Schwarzschild radius equals spatial stretch at surface?

Question

Am I right that the calculated Schwarzschild radius for the moon, Earth and Sun is also the calculated value for the "stretching" of space at the surface of the moon, Earth and Sun (.01cm, .88cm, and 2.96km, respectively)?

If so, I would have thought this would have been an interesting "factoid" to include in an explanation of what GR is, especially for beginners like me. If only to give a sense of how much time curvature contributes to weak-field gravity compared to space curvature.

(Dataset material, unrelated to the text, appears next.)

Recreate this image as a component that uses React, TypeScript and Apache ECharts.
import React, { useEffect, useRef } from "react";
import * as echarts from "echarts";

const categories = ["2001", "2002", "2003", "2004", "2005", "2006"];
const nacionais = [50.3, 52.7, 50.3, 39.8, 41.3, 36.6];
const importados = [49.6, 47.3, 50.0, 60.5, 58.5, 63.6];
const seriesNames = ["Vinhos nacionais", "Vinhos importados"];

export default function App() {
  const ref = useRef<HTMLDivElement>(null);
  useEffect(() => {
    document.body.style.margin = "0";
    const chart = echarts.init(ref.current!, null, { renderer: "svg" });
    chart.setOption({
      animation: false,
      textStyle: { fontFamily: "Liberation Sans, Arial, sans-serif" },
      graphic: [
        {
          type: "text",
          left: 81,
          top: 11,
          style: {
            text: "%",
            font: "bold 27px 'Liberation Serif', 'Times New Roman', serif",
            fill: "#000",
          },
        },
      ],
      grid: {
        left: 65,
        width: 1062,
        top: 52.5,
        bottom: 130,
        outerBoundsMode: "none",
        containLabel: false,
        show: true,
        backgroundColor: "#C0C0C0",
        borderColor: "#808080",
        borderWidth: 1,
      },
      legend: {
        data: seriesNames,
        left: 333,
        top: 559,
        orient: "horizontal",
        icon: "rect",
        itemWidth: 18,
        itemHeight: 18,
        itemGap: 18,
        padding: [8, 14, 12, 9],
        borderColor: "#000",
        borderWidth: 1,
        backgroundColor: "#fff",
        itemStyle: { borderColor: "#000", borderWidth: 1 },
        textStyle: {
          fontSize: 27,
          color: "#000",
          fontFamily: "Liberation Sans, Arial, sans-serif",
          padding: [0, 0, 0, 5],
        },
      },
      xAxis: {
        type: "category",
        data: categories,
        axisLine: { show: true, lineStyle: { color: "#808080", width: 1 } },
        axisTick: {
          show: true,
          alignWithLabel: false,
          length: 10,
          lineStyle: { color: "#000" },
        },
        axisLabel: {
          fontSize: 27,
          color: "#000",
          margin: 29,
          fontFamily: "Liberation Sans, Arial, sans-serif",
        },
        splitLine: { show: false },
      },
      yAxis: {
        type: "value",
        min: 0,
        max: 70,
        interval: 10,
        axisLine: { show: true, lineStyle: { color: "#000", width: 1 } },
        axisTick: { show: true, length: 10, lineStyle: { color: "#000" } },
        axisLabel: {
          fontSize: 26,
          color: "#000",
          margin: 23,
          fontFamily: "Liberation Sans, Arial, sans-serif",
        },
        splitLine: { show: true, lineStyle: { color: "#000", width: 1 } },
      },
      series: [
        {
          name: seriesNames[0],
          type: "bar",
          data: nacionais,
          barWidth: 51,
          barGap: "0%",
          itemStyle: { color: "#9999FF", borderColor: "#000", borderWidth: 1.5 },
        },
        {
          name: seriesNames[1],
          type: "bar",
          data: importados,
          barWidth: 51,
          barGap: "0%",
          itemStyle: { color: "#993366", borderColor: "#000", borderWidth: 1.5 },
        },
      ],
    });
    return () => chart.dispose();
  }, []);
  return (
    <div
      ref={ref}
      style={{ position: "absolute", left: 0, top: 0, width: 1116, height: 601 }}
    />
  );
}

Time curvature seems to be the whole ballgame for what we earthlings can perceive around us, and yet that also is not explained well in a lot of the introductory literature (an exception, Gravity from the Ground Up). It seems to me that saying that time passes slower at my feet than at my head, and that this gradient is what induces falling when I step off the diving board (I believe by conservation of energy in space-time?), would be accurate (in a weak gravitational field) and quite helpful to the novice.

I realize I may be way off, and so would be grateful to be corrected.

Thanks,

John Nolan

Answer 1

The geometry of spacetime around a spherically symmetric mass is described by an equation called the Schwarzschild metric:

$$ ds^2 = -\left(1-\frac{2GM}{c^2r}\right)c^2dt^2 + \frac{dr^2}{1-\frac{2GM}{c^2r}} + d\Omega^2 \tag{1} $$

And in flat spacetime the geometry is described by the Minkowski metric:

$$ ds^2 = -c^2dt^2 + dr^2 + d\Omega^2 \tag{2} $$

If we rewrite the curved spacetime equation (1) as:

$$ ds^2 = -A(r)c^2dt^2 + \frac{dr^2}{A(r)} + d\Omega^2 \tag{3} $$

where:

$$ A(r) = 1-2GM/c^2r $$

Then if you compare the two equations (3) and (2) you'll see that the difference is that factor of $A(r)$ i.e. if we take the curved space equation (3) and set $A(r) = 1$ we get the flat space equation (2). So you can get a guide as to how curved the spacetime is by evaluating $A(r)$.

A sidenote: you've used the phrase stretching of space. I realise this isn't meant literally, but for the record this factor is not simply the stretching of space because the phrase stretching of space is largely meaningless. The metric allows us to calculate how objects move in a curved spacetime but the metric is a complicated object and can't simply be thought of as how much space has stretched.

Anyhow, back to your question.

In equation (1) $G$ is Newton's constant, $c$ is the speed of light and $M$ is the mass of the object. To simplify the equations we often write:

$$ r_s = \frac{2GM}{c^2} $$

In which case our equation for $A(r)$ simplifies to:

$$ A(r) = 1 - \frac{r_s}{r} $$

And it turns out that $r_s$ is the black hole radius for a black hole with the same mass $M$ as our object. What the paper you cite says is that at the surface of the Sun the factor $r_s/r$ is about $4$ parts per million i.e.

$$ \frac{r_s}{r} \approx 4 \times 10^{-6} $$

What you are doing is taking this number and multiplying it by the radius of the Sun, so you are calculating:

$$\frac{r_s}{r} \times r = r_s $$

And unsurprisingly the result is $r_s$ i.e. the radius of a black hole with the mass of the Sun.

So the answer to your question is that the numbers you are calculating are indeed the black hole radii for black holes with the mass of the Sun, Earth and Moon. But this doesn't mean the stretching of space at the surface of an object is equal to its corresponding black hole radius.